A QC engineer will rejected a product for having improper bars and tone without even watching the program. I hate to sound like a pompous ass, but I have been doing this long enough to know what floats the networks boat.

All the Best!

Chris Duke January 10th, 2010 11:16 AM

Thanks for the advice, David. Unfortunately I have a crew of 2 (myself and my shooter) and we're starting out with a shoestring budget for now. I wish I had the budget for that, and hope to one day. For now I'm trying to get everything done and to the network so if there are any problems there's plenty of time to address them and re-submit the tape.

Robert M Wright January 10th, 2010 12:43 PM

Using the term Quality Control, when talking about DVCPRO HD strikes me as getting to be a bit nonsensical nowadays. DVCPRO HD may give you intra-frame only compression with 4:2:2 color, and while it was perhaps state of the art video compression technology several years ago, it is getting pretty dated and relatively weak now, from a technical quality perspective, in 2010. Let's face it, DVCPRO HD is on it's last legs, as being useful in achieving defacto top-notch quality broadcasting, and demanding that material be delivered on tape is starting to get to be a wee bit like demanding delivery on film! (Obviously, the tape/film analogy is a bit of an overstatement, but it makes the point.)

Robert M Wright January 10th, 2010 12:51 PM

It's a two way street. Broadcasters do need to have reasonable standards, of course, and content producers need to deliver content that meets reasonable standards. The keyword is reasonable, rather than stifling and/or downright counterproductive.

David W. Jones January 10th, 2010 01:01 PM

Quote:

Originally Posted by Robert M Wright (Post 1470421)
Using the term Quality Control, when talking about DVCPRO HD strikes me as getting to be a bit nonsensical nowadays. DVCPRO HD may give you intra-frame only compression with 4:2:2 color, and while it was perhaps state of the art video compression technology several years ago, it is getting pretty dated and relatively weak now, from a technical quality perspective, in 2010. Let's face it, DVCPRO HD is on it's last legs, as being useful in achieving defacto top-notch quality broadcasting, and demanding that material be delivered on tape is starting to get to be a wee bit like demanding delivery on film! (Obviously, the tape/film analogy is a bit of an overstatement, but it makes the point.)

Broadcast quality control has nothing to do with your opinion of tape formats Robert,
and everything to do with providing a product that complies to broadcast guidelines for luminance, chrominance, and audio values. If a broadcast provider asks for a -20db head tone and you give them -12db then your product is out of spec. Simple as that!

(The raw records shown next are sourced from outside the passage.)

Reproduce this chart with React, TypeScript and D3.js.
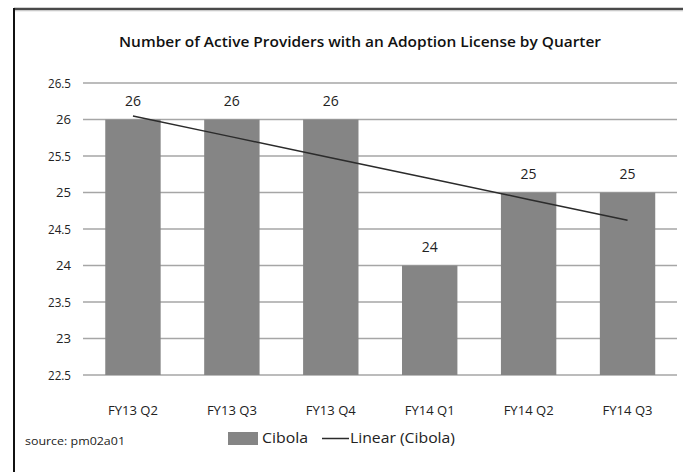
import React from "react";
import * as d3 from "d3";

const categories = ["FY13 Q2", "FY13 Q3", "FY13 Q4", "FY14 Q1", "FY14 Q2", "FY14 Q3"];
const values = [26, 26, 26, 24, 25, 25];
const yTicks = [22.5, 23, 23.5, 24, 24.5, 25, 25.5, 26, 26.5];
const title = "Number of Active Providers with an Adoption License by Quarter";
const seriesName = "Cibola";
const trendName = "Linear (Cibola)";
const sourceText = "source: pm02a01";

const W = 683;
const H = 472;
const FONT = "'Open Sans', 'DejaVu Sans', sans-serif";

export default function App() {
  const x = d3.scaleBand<string>().domain(categories).range([83.5, 677]).paddingInner(0.44).paddingOuter(0.22);
  const y = d3.scaleLinear().domain([22.5, 26.5]).range([375, 83]);

  // linear trend (least squares on index 1..n)
  const xs = values.map((_, i) => i + 1);
  const mx = d3.mean(xs)!;
  const my = d3.mean(values)!;
  const slope = d3.sum(xs.map((xi, i) => (xi - mx) * (values[i] - my))) / d3.sum(xs.map((xi) => (xi - mx) ** 2));
  const icpt = my - slope * mx;
  const trend = xs.map((xi, i) => ({ c: categories[i], v: icpt + slope * xi }));
  const line = d3
    .line<{ c: string; v: number }>()
    .x((d) => x(d.c)! + x.bandwidth() / 2)
    .y((d) => y(d.v));

  return (
    <svg width={W} height={H} style={{ position: "absolute", left: 0, top: 0 }} fontFamily={FONT}>
      <rect x={0} y={0} width={W} height={H} fill="#fff" />
      {/* frame */}
      <line x1={14} x2={W} y1={9} y2={9} stroke="#4a4a4a" strokeWidth={2.5} />
      <line x1={14} x2={W} y1={10.8} y2={10.8} stroke="#c8c8c8" strokeWidth={1} />
      <line x1={14} x2={14} y1={8} y2={H} stroke="#111" strokeWidth={2} />

      <text x={360} y={47} textAnchor="middle" fontSize={15} fontWeight={600} fill="#111" textLength={482} lengthAdjust="spacingAndGlyphs">
        {title}
      </text>

      {yTicks.map((t) => (
        <g key={t}>
          <line x1={83} x2={677} y1={y(t)} y2={y(t)} stroke="#a6a6a6" strokeWidth={1.5} />
          <text x={71} y={y(t)} dy="0.35em" textAnchor="end" fontSize={13.5} fill="#222" textLength={String(t).length > 2 ? 23 : 15} lengthAdjust="spacingAndGlyphs">
            {t}
          </text>
        </g>
      ))}

      {categories.map((c, i) => (
        <g key={c}>
          <rect x={x(c)} y={y(values[i])} width={x.bandwidth()} height={y(22.5) - y(values[i])} fill="#858585" />
          <text x={x(c)! + x.bandwidth() / 2} y={y(values[i]) - 14} textAnchor="middle" fontSize={14} fill="#222">
            {values[i]}
          </text>
          <text x={x(c)! + x.bandwidth() / 2} y={410} dy="0.35em" textAnchor="middle" fontSize={13} fill="#222" textLength={50} lengthAdjust="spacingAndGlyphs">
            {c}
          </text>
        </g>
      ))}

      <path d={line(trend)!} fill="none" stroke="#2b2b2b" strokeWidth={1.5} />

      <text x={25} y={441} dy="0.35em" fontSize={11.5} fill="#222" textLength={100} lengthAdjust="spacingAndGlyphs">
        {sourceText}
      </text>
      <rect x={228} y={432} width={30} height={13} fill="#858585" />
      <text x={262} y={438.5} dy="0.35em" fontSize={14} fill="#222" textLength={46} lengthAdjust="spacingAndGlyphs">
        {seriesName}
      </text>
      <line x1={322} x2={349} y1={438.5} y2={438.5} stroke="#2b2b2b" strokeWidth={1.5} />
      <text x={350} y={438.5} dy="0.35em" fontSize={14} fill="#222" textLength={105} lengthAdjust="spacingAndGlyphs">
        {trendName}
      </text>
    </svg>
  );
}
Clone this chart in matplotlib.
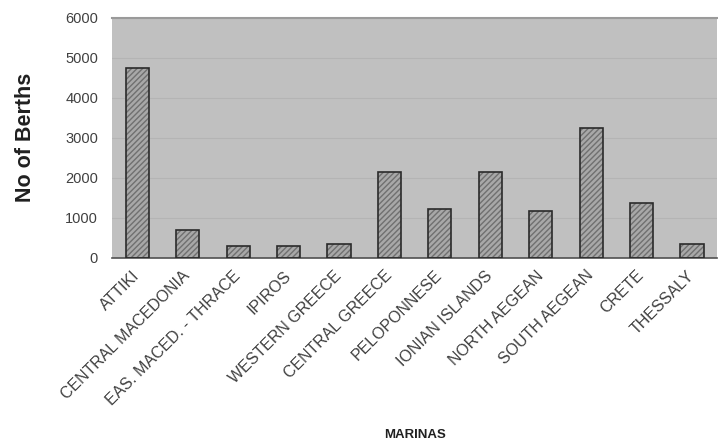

David W. Jones January 10th, 2010 01:04 PM

Chris, I see you are in my old hometown of SD.
My advice would be to find a local production/transfer house and work out a deal with them doing the transfers to the required format.

Good Luck with your show!

Robert M Wright January 10th, 2010 01:21 PM

Arbitrary standards are just that, arbitrary. Really controlling quality has to do with getting a 1920x1080i60 or 1280x720p60 4:2:0 MPEG-2 encoded video stream out on the air. Demanding that material (that will be broadcast as 60i) be delivered in a format that only provides 1280 vertical lines of luminance information doesn't exactly suit the ATSC broadcast standard very well (that 1280 is only 2/3 of 1920 is not a matter of opinion). That's far more an arbitrary standard nowadays, than a quality standard, whether or not the zeros or ones are delivered on tape, P2 card, hard drive or clay tablet. Demanding tape is arbitrary, and arguably a bit nutty. How many networks themselves are even buying new cameras that shoot tape nowadays?